### Data for processing ###

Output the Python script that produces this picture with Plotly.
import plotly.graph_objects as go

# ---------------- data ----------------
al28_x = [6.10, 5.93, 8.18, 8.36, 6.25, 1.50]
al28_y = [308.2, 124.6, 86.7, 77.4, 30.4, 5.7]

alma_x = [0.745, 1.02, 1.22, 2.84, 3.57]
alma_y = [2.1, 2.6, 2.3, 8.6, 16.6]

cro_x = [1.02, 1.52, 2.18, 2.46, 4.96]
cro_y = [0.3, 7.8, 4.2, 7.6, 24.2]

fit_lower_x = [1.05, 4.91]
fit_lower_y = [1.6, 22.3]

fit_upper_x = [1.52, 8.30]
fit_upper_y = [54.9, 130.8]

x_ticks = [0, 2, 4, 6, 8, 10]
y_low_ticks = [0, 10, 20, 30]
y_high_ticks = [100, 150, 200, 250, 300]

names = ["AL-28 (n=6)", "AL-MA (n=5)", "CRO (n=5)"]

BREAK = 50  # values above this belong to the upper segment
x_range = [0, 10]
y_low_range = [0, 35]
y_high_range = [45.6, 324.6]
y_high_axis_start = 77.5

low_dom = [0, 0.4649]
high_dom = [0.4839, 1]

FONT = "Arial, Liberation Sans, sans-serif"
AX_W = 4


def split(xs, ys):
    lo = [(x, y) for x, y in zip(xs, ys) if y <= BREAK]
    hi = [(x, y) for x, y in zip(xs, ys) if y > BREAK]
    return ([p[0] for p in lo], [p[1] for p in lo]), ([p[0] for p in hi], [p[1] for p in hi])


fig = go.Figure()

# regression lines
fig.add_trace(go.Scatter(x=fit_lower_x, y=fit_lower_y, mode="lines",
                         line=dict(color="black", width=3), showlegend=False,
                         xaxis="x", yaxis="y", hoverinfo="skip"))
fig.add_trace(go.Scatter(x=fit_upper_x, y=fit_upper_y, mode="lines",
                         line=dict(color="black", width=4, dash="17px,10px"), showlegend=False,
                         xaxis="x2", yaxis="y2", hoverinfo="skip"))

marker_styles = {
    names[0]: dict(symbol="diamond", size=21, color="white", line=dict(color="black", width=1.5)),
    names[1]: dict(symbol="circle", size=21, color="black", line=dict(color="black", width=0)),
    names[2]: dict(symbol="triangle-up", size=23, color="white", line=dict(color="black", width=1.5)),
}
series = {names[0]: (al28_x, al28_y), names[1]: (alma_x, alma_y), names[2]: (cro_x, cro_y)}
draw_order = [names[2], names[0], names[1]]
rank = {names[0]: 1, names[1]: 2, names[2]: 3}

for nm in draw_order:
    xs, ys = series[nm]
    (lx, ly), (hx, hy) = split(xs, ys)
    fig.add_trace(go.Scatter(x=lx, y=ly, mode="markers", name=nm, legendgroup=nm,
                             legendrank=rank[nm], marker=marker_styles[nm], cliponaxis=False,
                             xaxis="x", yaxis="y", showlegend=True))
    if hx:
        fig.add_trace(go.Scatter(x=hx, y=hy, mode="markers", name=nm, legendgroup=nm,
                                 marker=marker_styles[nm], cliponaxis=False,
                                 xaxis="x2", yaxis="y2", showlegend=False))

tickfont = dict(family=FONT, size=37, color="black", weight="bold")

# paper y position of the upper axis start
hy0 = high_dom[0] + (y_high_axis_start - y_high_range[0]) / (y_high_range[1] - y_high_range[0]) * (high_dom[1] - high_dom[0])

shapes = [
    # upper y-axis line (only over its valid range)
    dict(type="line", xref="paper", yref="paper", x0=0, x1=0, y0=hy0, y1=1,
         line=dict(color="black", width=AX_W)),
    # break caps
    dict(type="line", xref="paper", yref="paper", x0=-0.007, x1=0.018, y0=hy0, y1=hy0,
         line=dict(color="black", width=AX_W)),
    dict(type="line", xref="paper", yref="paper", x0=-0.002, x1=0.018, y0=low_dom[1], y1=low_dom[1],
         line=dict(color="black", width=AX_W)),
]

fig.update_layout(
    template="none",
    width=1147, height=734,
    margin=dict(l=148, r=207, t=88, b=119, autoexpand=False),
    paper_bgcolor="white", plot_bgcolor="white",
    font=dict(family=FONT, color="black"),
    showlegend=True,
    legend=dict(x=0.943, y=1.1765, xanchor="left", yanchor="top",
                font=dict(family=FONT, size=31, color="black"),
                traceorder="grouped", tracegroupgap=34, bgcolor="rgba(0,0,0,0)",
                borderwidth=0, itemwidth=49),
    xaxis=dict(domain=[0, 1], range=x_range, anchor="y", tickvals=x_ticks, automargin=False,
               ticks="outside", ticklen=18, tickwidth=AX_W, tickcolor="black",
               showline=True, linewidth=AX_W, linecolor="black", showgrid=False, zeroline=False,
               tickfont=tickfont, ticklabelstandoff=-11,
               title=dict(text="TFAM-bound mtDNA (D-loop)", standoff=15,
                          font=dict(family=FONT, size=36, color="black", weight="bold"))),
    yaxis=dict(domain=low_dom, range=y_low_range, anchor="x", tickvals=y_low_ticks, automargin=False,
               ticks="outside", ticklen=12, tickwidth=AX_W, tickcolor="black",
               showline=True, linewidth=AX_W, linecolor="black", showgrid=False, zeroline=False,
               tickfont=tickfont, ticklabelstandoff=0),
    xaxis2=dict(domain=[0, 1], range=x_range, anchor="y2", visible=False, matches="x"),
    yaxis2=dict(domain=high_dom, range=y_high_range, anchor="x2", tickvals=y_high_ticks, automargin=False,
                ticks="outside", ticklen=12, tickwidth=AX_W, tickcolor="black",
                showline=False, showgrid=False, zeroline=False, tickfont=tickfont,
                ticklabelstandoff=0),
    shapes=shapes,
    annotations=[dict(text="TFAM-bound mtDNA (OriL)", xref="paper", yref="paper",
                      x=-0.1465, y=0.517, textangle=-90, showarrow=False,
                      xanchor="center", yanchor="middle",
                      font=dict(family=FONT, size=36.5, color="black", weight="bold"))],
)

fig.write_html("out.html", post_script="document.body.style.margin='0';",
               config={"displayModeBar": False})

###
### Data for processing ###

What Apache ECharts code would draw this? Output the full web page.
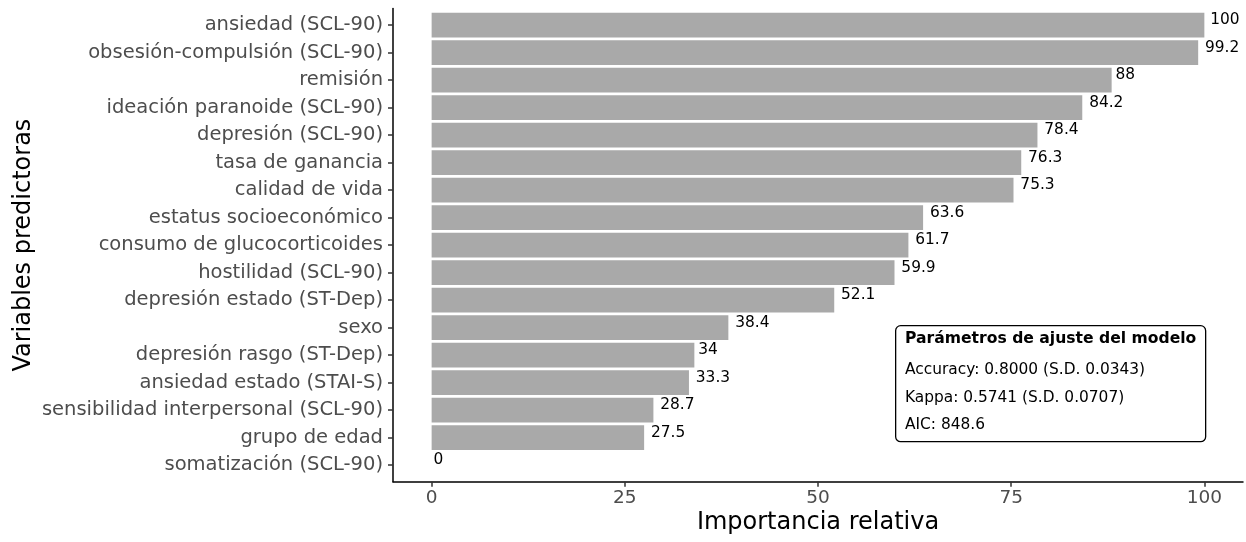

###

▸ **Exercise goal**
Please return, exactly as they appear, the lines starting at the one that contains "Output the Python" and ending at the one that contains "alma_y = [2.1, 2.6, 2.3, 8.6, 16.6]".

▸ **Response below**
Output the Python script that produces this picture with Plotly.
import plotly.graph_objects as go

# ---------------- data ----------------
al28_x = [6.10, 5.93, 8.18, 8.36, 6.25, 1.50]
al28_y = [308.2, 124.6, 86.7, 77.4, 30.4, 5.7]

alma_x = [0.745, 1.02, 1.22, 2.84, 3.57]
alma_y = [2.1, 2.6, 2.3, 8.6, 16.6]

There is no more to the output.